For six weeks I could only fit this little toe into three pair of shoes from my closet. This week I have added three more pair of shoes and my choice of dinner outfits has increased exponentially.

When I suggested a spring marathon my husband said, “First, you will have to fix that little toe.” That little toe has partners in crime.

The cramps that nearly crippled me during the marathon continued for four more weeks – maddening bolts of lightning that ripped through my abs, calves and feet. I am still at a loss regarding their cause. The pulled muscle in my calf healed completely in about five weeks and both ankles eventually became sore before they too subsided.

Meanwhile, I have enthusiastically pursued my new core strengthening exercises…. perhaps too enthusiastically. I think I have pulled a muscle in my hip. This is not a good way to begin marathon training, but it is not the injuries that worry me the most.

No matter which marathon training program I consider, both the 17- and 18- mile runs occur during the 9-day intensive back country rescue course in early March. And, whether I choose to run one, two or three 20-mile runs this semester, a 20-mile run occurs during the weekend I will be on a 3-day backpacking trip with the rest of my Land Based Activities class. I have repeatedly questioned why I wanted to complicate my life.

Last week I drove down to visit my Mom and Dad. My Mother has been sick for a while but my sister and I convinced her to let us take her for a pedicure – her first one ever. We were like three school girls laughing and telling stories. It was the sweetest moment in time.

Many years ago when my son was young, he and I drove down to visit my parents every six weeks. It was a simpler time in my life and I have such fond memories of those trips. But, I transferred to Chicago and the visit every six weeks ended.

On the drive home this week I thought about the analogy I frequently use – the pendulum effect. Life seems to be perfect for barely a moment when the pendulum is at its most vertical position, before it begins its next move to the far right or left. I think this can be seen in the climate, politics… life.

As I was longing for that simpler life, I noticed the imaginary hands of the clock. Suddenly I see that if the pendulum remains vertical, the clock stops.

Possibly each time the pendulum swings we explore new ideas, new routines….we expand our lives. During the swing back to center we net out the best of these new things and settle into a new perfect.

If not for the venture onto the far side, we would not grow….our clock, our progress would stand still.

The pendulum of my life is ready to move. I have enjoyed what has felt like a perfectly calm period. Maybe this new routine will feel chaotic at moments. Maybe I will not choose to continue some things while other things will become part of my new normal.

This semester I will take a glimpse of who I will become – a test drive so to speak for what one day may again seem like the most vertical, perfect position of life.

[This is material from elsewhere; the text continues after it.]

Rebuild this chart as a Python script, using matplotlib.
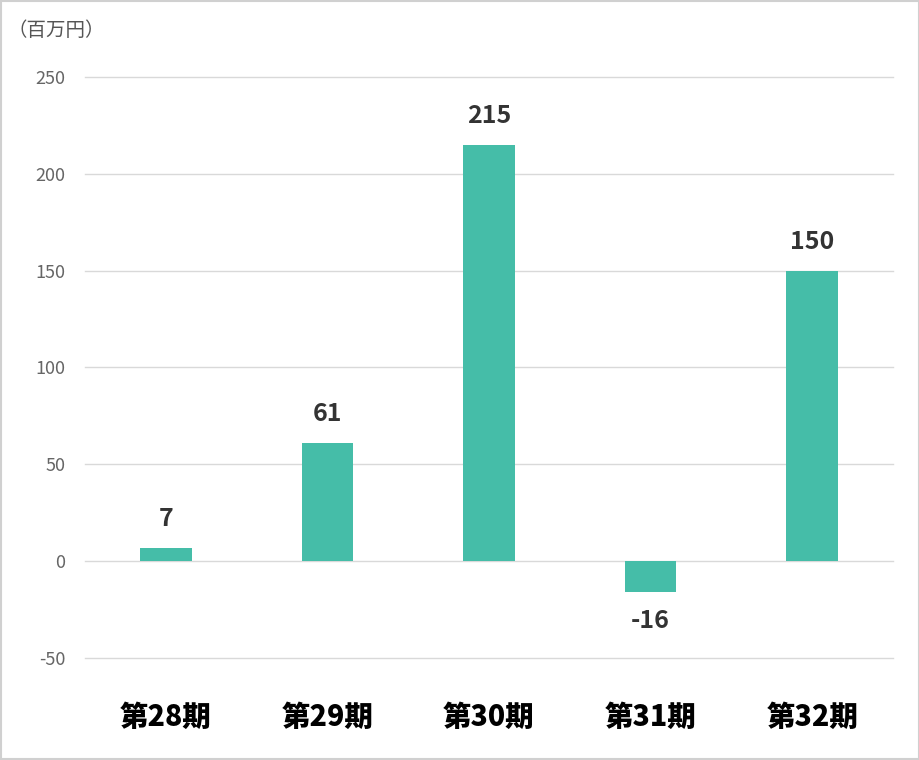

3 thoughts on “The Pendulum Effect

  1. Marcia, thanks – another good reflection. A quote that I picked up somewhere earlier this year (it might even been from one of your blogs) and have posted on my credenza wall is “the longer you wait for the future to arrive, the shorter the time yhat you can enjoy it”. It’s tough figuring out who/what we want to be when we grow up – especially for us 50 or 60’s someones. This time of the year is challenging as we view / review our goals and aspirations and, for me, my PMA’s (positive motivational affirmations). Good luck. See you on the other side (of the New Year) if not sooner.